If you move permanently from Canada or the U.S., there may be deemed disposition or exit tax rules. In Canada, this is known as the “departure tax,” where unrealized capital gains are taxed when you cease Canadian residency. Strategic timing and treaty analysis are critical to minimize the impact.

Common Pitfalls for Dual Citizens

  1. Failing to track residential ties — Overlooking where your family, home, or employment ties exist can lead to misclassification.

  2. Ignoring U.S. filing obligations — U.S. citizenship triggers worldwide reporting, even if you live full-time in Canada.

  3. Overlooking foreign account reporting — Rules like the FBAR and FATCA can impose heavy penalties if you fail to disclose foreign accounts.

  4. Mis-structuring investments — Certain Canadian accounts like TFSAs or RESPs are tax-free in Canada but may be taxable in the U.S., leading to unexpected reporting requirements.

Practical Steps You Should Take

  • Maintain a detailed list of residential ties in each country, including homes, spouse or partner location, dependents, and business interests.

  • Keep meticulous records of days spent in each country, employment contracts, rental or ownership status of homes, and locations of bank and investment accounts.

  • Review early each year whether you may be dual-resident under domestic laws and apply the treaty tests proactively.

  • Use the tie-breaker tests to determine which country should be treated as your residence for treaty purposes.

  • Consult a seasoned cross-border financial advisor to optimize foreign tax credits, withholdings, and business structuring while minimizing overlap.

  • Monitor life changes such as job relocations, home sales, or family moves, and reassess your tax residency annually.


The Benefits of Professional Cross-Border Coordination

Given the complexity and high stakes of cross-border tax planning between the U.S. and Canada, working with a qualified cross-border financial advisor or tax specialist is almost indispensable.
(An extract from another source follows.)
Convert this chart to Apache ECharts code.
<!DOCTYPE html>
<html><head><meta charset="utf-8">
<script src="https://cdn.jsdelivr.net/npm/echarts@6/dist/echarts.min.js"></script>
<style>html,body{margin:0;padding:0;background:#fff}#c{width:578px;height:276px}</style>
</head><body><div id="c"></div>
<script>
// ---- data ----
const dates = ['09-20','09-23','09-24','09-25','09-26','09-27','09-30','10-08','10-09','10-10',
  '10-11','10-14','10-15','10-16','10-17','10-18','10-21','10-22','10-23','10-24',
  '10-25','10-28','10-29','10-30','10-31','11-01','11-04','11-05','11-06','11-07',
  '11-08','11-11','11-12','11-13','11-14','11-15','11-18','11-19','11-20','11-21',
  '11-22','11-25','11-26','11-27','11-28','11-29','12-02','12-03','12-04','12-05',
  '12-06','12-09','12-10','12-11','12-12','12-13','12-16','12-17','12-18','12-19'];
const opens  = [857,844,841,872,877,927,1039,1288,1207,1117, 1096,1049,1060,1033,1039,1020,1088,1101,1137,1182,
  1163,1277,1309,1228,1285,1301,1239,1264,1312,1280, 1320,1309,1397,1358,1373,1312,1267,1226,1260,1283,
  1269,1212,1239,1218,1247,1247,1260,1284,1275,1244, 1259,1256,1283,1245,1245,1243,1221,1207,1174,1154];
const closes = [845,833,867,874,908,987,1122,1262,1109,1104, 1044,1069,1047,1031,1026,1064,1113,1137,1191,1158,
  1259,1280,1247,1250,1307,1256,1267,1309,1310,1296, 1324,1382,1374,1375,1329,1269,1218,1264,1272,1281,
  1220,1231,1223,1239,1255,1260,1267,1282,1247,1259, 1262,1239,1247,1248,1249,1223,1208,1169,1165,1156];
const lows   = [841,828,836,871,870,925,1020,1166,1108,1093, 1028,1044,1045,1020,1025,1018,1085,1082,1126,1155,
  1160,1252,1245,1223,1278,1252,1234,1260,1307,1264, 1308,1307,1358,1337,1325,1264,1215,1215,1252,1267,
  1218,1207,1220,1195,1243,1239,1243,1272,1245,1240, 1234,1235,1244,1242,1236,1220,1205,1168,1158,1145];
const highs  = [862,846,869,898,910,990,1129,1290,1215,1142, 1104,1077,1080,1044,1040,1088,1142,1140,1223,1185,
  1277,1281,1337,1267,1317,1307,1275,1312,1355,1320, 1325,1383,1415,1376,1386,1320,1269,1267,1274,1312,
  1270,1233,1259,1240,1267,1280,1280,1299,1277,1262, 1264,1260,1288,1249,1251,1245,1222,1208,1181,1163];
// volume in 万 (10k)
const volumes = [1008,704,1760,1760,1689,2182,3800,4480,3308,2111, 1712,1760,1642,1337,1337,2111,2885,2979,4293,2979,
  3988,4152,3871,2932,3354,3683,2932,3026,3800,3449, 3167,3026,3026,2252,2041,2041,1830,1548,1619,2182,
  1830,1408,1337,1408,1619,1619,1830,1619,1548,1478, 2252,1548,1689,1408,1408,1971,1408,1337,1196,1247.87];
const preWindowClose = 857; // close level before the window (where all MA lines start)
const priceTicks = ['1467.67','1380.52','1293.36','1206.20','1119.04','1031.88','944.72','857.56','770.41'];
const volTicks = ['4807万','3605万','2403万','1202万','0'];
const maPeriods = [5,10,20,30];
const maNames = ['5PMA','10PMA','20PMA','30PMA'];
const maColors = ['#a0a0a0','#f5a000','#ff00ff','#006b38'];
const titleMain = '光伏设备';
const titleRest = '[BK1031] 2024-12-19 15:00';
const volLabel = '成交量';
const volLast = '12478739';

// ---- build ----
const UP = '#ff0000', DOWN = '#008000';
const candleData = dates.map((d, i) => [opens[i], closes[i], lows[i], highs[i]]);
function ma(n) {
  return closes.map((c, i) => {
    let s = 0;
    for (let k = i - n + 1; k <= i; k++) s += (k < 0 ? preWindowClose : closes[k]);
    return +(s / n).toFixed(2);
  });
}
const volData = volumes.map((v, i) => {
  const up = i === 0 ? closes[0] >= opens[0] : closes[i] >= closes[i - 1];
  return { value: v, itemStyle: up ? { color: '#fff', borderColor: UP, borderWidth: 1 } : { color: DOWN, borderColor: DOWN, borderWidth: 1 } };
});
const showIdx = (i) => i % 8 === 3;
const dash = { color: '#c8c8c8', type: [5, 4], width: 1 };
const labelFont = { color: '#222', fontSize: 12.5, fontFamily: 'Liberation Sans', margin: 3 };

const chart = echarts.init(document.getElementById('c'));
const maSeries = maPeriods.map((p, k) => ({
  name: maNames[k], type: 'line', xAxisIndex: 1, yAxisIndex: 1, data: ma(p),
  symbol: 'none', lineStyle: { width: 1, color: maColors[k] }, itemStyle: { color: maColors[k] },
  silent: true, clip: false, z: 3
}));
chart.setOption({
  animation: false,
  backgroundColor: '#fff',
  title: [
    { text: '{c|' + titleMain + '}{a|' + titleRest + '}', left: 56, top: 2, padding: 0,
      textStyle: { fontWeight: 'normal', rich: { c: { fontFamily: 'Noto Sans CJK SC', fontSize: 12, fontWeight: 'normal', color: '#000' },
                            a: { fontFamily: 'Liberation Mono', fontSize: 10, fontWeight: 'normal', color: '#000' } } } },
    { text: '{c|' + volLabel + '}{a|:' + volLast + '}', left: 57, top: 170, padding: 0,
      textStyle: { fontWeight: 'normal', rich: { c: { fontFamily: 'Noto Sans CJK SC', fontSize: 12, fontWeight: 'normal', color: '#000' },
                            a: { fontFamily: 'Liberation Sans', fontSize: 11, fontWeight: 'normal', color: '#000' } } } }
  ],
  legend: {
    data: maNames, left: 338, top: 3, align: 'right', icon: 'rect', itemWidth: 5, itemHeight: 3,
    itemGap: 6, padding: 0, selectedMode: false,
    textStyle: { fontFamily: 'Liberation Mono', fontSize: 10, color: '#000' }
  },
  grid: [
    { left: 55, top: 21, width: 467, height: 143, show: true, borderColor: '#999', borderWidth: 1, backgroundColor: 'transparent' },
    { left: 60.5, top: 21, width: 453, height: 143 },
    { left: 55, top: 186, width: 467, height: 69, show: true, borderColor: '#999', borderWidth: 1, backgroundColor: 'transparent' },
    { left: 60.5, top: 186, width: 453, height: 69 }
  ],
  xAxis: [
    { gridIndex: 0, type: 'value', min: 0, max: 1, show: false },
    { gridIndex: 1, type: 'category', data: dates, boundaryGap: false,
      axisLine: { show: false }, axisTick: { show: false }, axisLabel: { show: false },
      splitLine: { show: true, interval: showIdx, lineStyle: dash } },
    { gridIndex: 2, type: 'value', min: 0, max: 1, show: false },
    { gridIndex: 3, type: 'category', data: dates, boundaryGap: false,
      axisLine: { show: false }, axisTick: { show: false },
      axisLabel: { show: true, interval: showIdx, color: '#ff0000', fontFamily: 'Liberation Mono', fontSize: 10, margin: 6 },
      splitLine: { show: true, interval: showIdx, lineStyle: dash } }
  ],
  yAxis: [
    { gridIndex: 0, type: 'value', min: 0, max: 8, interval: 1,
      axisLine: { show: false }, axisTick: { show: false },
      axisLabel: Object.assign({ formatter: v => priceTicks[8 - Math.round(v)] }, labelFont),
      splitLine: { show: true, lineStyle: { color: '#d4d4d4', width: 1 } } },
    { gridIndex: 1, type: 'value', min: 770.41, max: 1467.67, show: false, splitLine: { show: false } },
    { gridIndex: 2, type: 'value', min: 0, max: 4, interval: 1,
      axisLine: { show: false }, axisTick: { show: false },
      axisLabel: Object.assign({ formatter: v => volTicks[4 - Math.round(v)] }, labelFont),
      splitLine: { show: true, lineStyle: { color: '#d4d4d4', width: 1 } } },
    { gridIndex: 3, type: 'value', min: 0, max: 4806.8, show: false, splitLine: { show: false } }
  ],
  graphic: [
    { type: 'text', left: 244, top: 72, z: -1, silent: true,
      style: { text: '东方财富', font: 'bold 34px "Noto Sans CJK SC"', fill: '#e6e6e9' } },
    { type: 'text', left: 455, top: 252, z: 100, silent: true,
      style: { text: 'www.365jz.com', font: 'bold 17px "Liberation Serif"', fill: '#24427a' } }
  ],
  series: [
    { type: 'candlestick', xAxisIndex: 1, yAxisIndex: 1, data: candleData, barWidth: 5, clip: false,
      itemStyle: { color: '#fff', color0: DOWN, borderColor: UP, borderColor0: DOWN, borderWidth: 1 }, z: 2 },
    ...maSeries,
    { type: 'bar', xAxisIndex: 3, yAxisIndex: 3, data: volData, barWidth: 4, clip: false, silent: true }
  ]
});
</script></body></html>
Here’s how professional coordination pays off.

Expertise in Both Tax Systems

A true cross-border advisor understands both Canadian tax law (including residency rules and departure taxes) and U.S. tax law (citizenship-based taxation, foreign tax credits, FBAR and FATCA reporting). Without this dual expertise, you risk missing critical nuances that can cost you thousands in taxes and penalties.
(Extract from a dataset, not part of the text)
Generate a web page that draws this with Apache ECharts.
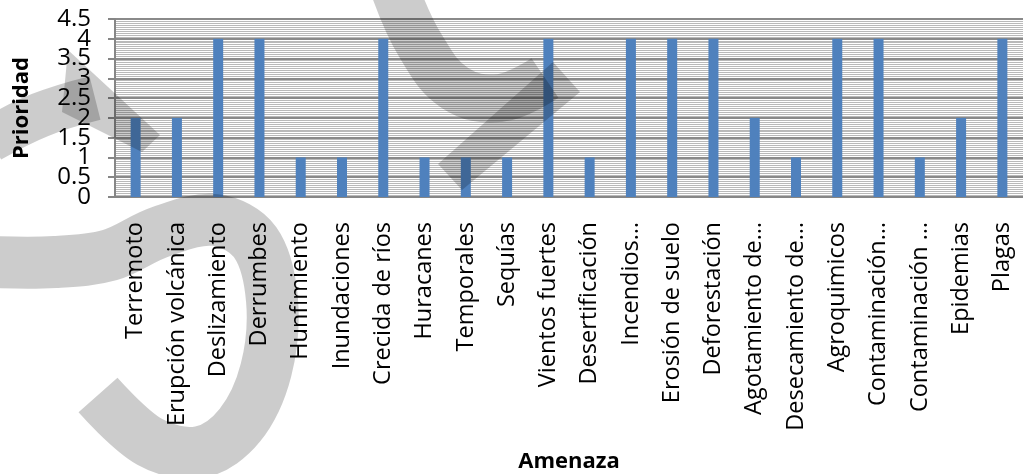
<!DOCTYPE html>
<html>
<head>
<meta charset="utf-8">
<script src="https://cdn.jsdelivr.net/npm/echarts@6/dist/echarts.min.js"></script>
<style>
html,body{margin:0;padding:0;background:#fff;}
#chart{width:1023px;height:474px;}
</style>
</head>
<body>
<div id="chart"></div>
<script>
const categories = ["Terremoto","Erupción volcánica","Deslizamiento","Derrumbes","Hunfimiento","Inundaciones","Crecida de ríos","Huracanes","Temporales","Sequías","Vientos fuertes","Desertificación","Incendios…","Erosión de suelo","Deforestación","Agotamiento de…","Desecamiento de…","Agroquimicos","Contaminación…","Contaminación …","Epidemias","Plagas"];
const prioridad = [2,2,4,4,1,1,4,1,1,1,4,1,4,4,4,2,1,4,4,1,2,4];
const yTicks = [0,0.5,1,1.5,2,2.5,3,3.5,4,4.5];

const FONT = '"Open Sans", sans-serif';
const WM = 'rgba(0,0,0,0.2)';
const yMin = yTicks[0], yMax = yTicks[yTicks.length-1];
const labelBase = {margin:24, fontFamily:FONT, fontSize:24, color:'#000', showMinLabel:true, showMaxLabel:true, hideOverlap:false};
const chart = echarts.init(document.getElementById('chart'), null, {renderer:'canvas'});
chart.setOption({
  animation:false,
  backgroundColor:'#fff',
  grid:{left:115, right:-7, top:19, bottom:277, containLabel:false},
  xAxis:{
    type:'category',
    data:categories,
    name:'Amenaza',
    nameLocation:'middle',
    nameGap:254,
    nameTextStyle:{fontFamily:FONT, fontWeight:'bold', fontSize:22, color:'#000'},
    axisLine:{lineStyle:{color:'#868686', width:2}},
    axisTick:{show:false},
    axisLabel:{rotate:90, margin:25, interval:0, fontFamily:FONT, fontSize:23.5, color:'#000', hideOverlap:false},
    splitLine:{show:false}
  },
  yAxis:[{
    type:'value',
    min:yMin, max:yMax, interval:0.5,
    name:'Prioridad',
    nameLocation:'middle',
    nameGap:82,
    nameTextStyle:{fontFamily:FONT, fontWeight:'bold', fontSize:22, color:'#000'},
    axisLine:{show:true, lineStyle:{color:'#868686', width:2}},
    axisTick:{show:true, length:7, lineStyle:{color:'#868686', width:2}},
    axisLabel:Object.assign({}, labelBase, {formatter:v=>(Math.round(v*2)%2===0 ? String(v) : '')}),
    splitLine:{show:true, lineStyle:{color:'#8a8a8a', width:2}},
    minorTick:{show:false, splitNumber:10},
    minorSplitLine:{show:true, lineStyle:{color:'#b9b9b9', width:1}}
  },{
    type:'value',
    position:'left',
    min:yMin, max:yMax, interval:0.5,
    axisLine:{show:false},
    axisTick:{show:false},
    axisLabel:Object.assign({}, labelBase, {formatter:v=>(Math.round(v*2)%2===1 ? String(v) : '')}),
    splitLine:{show:false},
    minorSplitLine:{show:false}
  }],
  series:[{
    type:'bar',
    data:prioridad,
    barWidth:10,
    yAxisIndex:0,
    itemStyle:{color:'#4F81BD'},
    z:3
  }],
  graphic:[
    {type:'polyline', z:100, silent:true, shape:{smooth:0.35, points:[[-10,262],[55,262],[110,255],[160,232],[215,220],[255,242],[272,300],[266,370],[240,425],[200,452],[150,442],[98,395]]}, style:{fill:null, stroke:WM, lineWidth:52}},
    {type:'polyline', z:100, silent:true, shape:{smooth:0.4, points:[[395,-10],[420,45],[455,88],[500,98],[545,78]]}, style:{fill:null, stroke:WM, lineWidth:48}},
    {type:'polygon', z:100, silent:true, shape:{points:[[580,92],[553,62],[438,164],[462,190]]}, style:{fill:WM}},
    {type:'polyline', z:100, silent:true, shape:{smooth:0.4, points:[[-10,140],[40,115],[95,98]]}, style:{fill:null, stroke:WM, lineWidth:45}},
    {type:'polygon', z:100, silent:true, shape:{points:[[68,50],[160,135],[142,152],[62,112]]}, style:{fill:WM}}
  ]
});
</script>
</body>
</html>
Treaty Application & Analysis

Applying the tie-breaker tests under the Canada-U.S. Tax Treaty is not purely mechanical. Determining your “centre of vital interests” requires judgment, documentation, and awareness of how tax authorities evaluate facts. A professional can help you interpret and document your residency position so it holds up under scrutiny.

Strategic Tax Planning

Beyond filing returns, an advisor can help you:

  • Structure homes, investments, and business interests so that you clearly favor one country’s tie-breaker result when beneficial.

  • Plan year-end moves, count days strategically, and adjust home availability to influence residency outcomes.

  • Coordinate investment vehicles like RRSPs, TFSAs, IRAs, and 401(k)s for optimal cross-border tax efficiency.

  • Structure business entities mindful of permanent establishment rules, withholding rates, and reporting requirements.

  • Avoid unpleasant surprises during departure or entry years, such as Canadian departure taxes or U.S. exit tax implications.

Risk Mitigation & Compliance Assurance

The treaty and domestic laws impose complex reporting obligations. Professional oversight helps ensure:

  • Proper disclosures such as U.S. Form 8833 when claiming treaty positions.

  • Correct calculation and application of foreign tax credits to eliminate double taxation.

  • Accurate and timely filing in both jurisdictions—or the proper limitation of filing when exempt under the treaty.

  • Maintenance of documentation to support your tie-breaker position in case of an audit.

Holistic Wealth Management

A cross-border financial advisor can coordinate investment, retirement, estate, and tax planning across both countries. This integrated approach is especially valuable if you own U.S.-situs assets, Canadian real estate, or have pensions and multiple homes. It helps you:

  • Align your investment strategy with dual tax regimes.

  • Plan for retirement across cross-border pension systems like RRSPs, IRAs, and Social Security.

  • Factor in estate and gift tax implications in both countries, particularly for Canadians holding U.S. property.

  • Develop exit strategies when relocating, selling assets, or winding down businesses.

Peace of Mind

Perhaps most importantly, working with a specialist gives you confidence that you are compliant and protected from double taxation, penalties, or misclassification. The cross-border tax environment is nuanced—professional guidance ensures your strategy is not only compliant but also optimized.


Conclusion

For dual citizens of Canada and the U.S.—or anyone with meaningful ties to both countries—the intersection of domestic taxation and the Canada U.S. Tax Treaty can be complex but manageable. By focusing on these three pillars, you can navigate the terrain confidently:

  1. Determine your tax-residency position carefully, using both domestic rules and treaty tie-breaker tests.

  2. Manage your worldwide income efficiently, paying attention to filing obligations, foreign tax credits, and investment structuring.

  3. Leverage professional cross-border coordination to align your wealth strategy, ensure compliance, and optimize long-term results.

The treaty exists to prevent double taxation—but to benefit fully, you must proactively plan. Document your ties, maintain accurate records, evaluate your situation annually, and seek specialized advice when needed. With the right strategy, dual citizenship doesn’t have to mean double headaches; it can mean cross-border opportunities done smartly.